Starting with the first line of the data below, copy each line up to and including the one containing "minimum width=132pt] (op)". Pictures stay out.

--*--

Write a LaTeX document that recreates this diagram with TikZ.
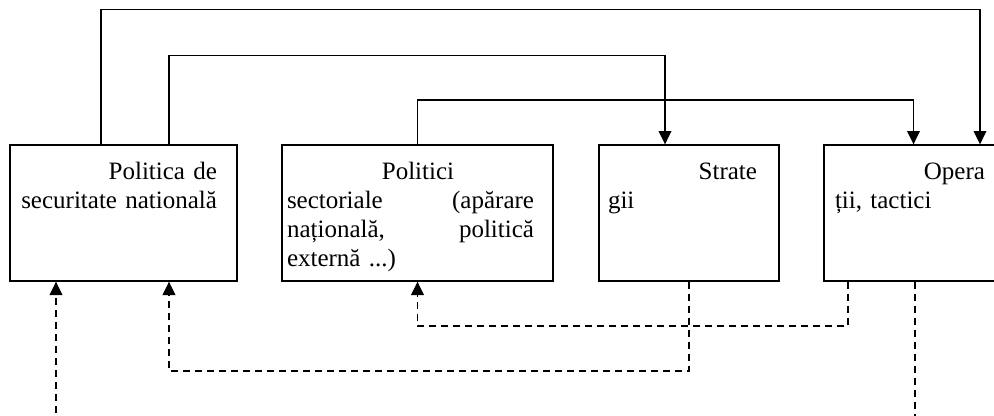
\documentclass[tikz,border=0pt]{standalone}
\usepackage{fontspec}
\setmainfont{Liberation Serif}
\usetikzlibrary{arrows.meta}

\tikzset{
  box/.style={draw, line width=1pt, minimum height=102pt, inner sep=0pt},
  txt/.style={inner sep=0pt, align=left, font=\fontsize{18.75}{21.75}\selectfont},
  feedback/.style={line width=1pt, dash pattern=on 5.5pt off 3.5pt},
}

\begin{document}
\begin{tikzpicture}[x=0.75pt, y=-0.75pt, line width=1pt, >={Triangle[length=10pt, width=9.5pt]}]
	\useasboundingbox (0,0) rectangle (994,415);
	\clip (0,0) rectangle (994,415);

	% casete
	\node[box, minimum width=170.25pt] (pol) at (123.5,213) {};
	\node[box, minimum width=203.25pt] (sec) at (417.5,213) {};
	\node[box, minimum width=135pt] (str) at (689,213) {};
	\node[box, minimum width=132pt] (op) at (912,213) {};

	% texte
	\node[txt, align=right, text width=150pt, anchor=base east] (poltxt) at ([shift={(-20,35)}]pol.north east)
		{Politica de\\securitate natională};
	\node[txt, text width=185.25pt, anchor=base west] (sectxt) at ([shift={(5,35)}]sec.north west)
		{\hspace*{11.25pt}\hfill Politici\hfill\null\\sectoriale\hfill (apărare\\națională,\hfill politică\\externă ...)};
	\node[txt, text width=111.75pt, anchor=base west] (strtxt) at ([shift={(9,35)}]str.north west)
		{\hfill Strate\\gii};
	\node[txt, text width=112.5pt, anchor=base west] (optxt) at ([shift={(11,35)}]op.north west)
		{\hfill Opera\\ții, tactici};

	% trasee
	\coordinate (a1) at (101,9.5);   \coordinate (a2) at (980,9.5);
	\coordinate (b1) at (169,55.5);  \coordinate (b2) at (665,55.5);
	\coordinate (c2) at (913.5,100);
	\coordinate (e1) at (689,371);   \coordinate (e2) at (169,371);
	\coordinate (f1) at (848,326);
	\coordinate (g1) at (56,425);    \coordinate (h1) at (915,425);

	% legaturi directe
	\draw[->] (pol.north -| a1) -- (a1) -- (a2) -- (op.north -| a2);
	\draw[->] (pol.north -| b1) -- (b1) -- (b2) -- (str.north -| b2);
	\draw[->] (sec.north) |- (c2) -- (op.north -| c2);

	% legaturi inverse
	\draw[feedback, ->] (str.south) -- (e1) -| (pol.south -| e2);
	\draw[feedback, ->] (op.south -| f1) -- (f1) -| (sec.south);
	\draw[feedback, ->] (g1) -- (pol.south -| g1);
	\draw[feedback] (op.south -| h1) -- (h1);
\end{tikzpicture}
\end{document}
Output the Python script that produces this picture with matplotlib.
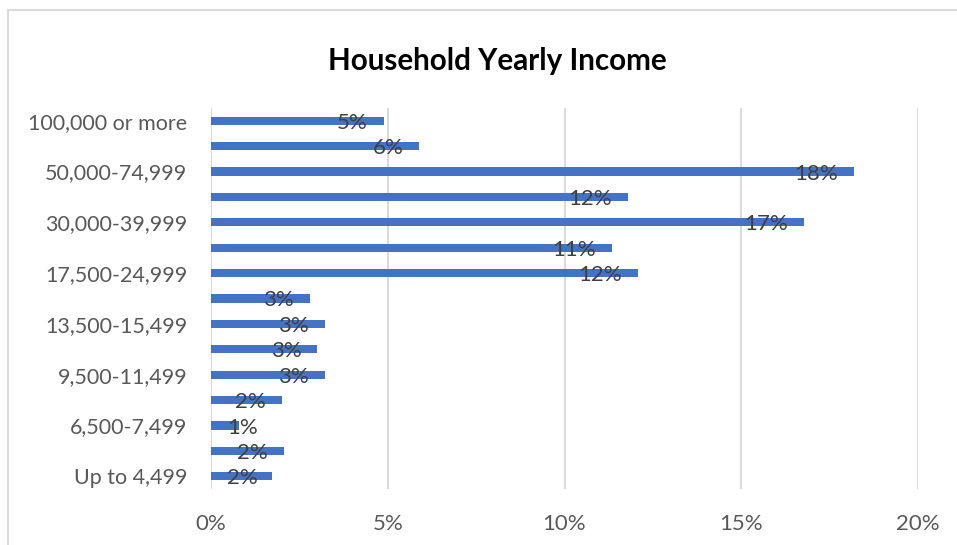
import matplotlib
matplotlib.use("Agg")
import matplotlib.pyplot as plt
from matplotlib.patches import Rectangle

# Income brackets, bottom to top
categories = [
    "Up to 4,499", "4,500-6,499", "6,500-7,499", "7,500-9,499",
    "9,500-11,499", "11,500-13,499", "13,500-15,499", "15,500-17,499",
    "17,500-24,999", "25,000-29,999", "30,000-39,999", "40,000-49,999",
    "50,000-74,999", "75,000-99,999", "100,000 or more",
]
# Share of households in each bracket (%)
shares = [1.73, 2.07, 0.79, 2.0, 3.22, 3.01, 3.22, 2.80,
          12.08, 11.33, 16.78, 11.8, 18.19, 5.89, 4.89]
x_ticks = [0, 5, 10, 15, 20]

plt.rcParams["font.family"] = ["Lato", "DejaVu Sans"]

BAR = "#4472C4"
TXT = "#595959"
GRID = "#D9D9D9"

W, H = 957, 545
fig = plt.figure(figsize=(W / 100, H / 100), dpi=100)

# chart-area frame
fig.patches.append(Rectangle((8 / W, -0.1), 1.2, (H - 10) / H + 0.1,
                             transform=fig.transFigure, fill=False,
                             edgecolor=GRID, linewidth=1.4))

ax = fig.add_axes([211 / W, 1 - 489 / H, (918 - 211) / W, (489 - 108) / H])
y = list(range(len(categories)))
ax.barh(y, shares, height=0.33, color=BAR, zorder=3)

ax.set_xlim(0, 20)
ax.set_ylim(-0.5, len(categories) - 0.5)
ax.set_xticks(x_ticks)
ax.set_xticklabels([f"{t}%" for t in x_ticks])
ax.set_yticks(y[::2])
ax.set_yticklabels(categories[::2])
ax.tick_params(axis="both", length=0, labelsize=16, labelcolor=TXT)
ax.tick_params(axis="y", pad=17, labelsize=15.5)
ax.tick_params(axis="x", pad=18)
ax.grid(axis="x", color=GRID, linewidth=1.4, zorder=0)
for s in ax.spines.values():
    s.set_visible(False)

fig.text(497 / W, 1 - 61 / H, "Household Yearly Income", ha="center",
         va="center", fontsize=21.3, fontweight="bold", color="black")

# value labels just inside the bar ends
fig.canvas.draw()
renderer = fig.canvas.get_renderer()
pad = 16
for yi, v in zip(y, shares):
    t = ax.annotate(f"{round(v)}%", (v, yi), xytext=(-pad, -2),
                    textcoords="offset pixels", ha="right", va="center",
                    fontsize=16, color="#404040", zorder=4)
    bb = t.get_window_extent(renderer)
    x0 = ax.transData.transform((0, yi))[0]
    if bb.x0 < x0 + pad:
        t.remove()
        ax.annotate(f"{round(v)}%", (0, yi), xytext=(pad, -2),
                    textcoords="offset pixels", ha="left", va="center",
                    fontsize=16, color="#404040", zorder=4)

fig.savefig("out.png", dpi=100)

--*--

- [TASK SOLUTION]:
Write a LaTeX document that recreates this diagram with TikZ.
\documentclass[tikz,border=0pt]{standalone}
\usepackage{fontspec}
\setmainfont{Liberation Serif}
\usetikzlibrary{arrows.meta}

\tikzset{
  box/.style={draw, line width=1pt, minimum height=102pt, inner sep=0pt},
  txt/.style={inner sep=0pt, align=left, font=\fontsize{18.75}{21.75}\selectfont},
  feedback/.style={line width=1pt, dash pattern=on 5.5pt off 3.5pt},
}

\begin{document}
\begin{tikzpicture}[x=0.75pt, y=-0.75pt, line width=1pt, >={Triangle[length=10pt, width=9.5pt]}]
	\useasboundingbox (0,0) rectangle (994,415);
	\clip (0,0) rectangle (994,415);

	% casete
	\node[box, minimum width=170.25pt] (pol) at (123.5,213) {};
	\node[box, minimum width=203.25pt] (sec) at (417.5,213) {};
	\node[box, minimum width=135pt] (str) at (689,213) {};
	\node[box, minimum width=132pt] (op) at (912,213) {};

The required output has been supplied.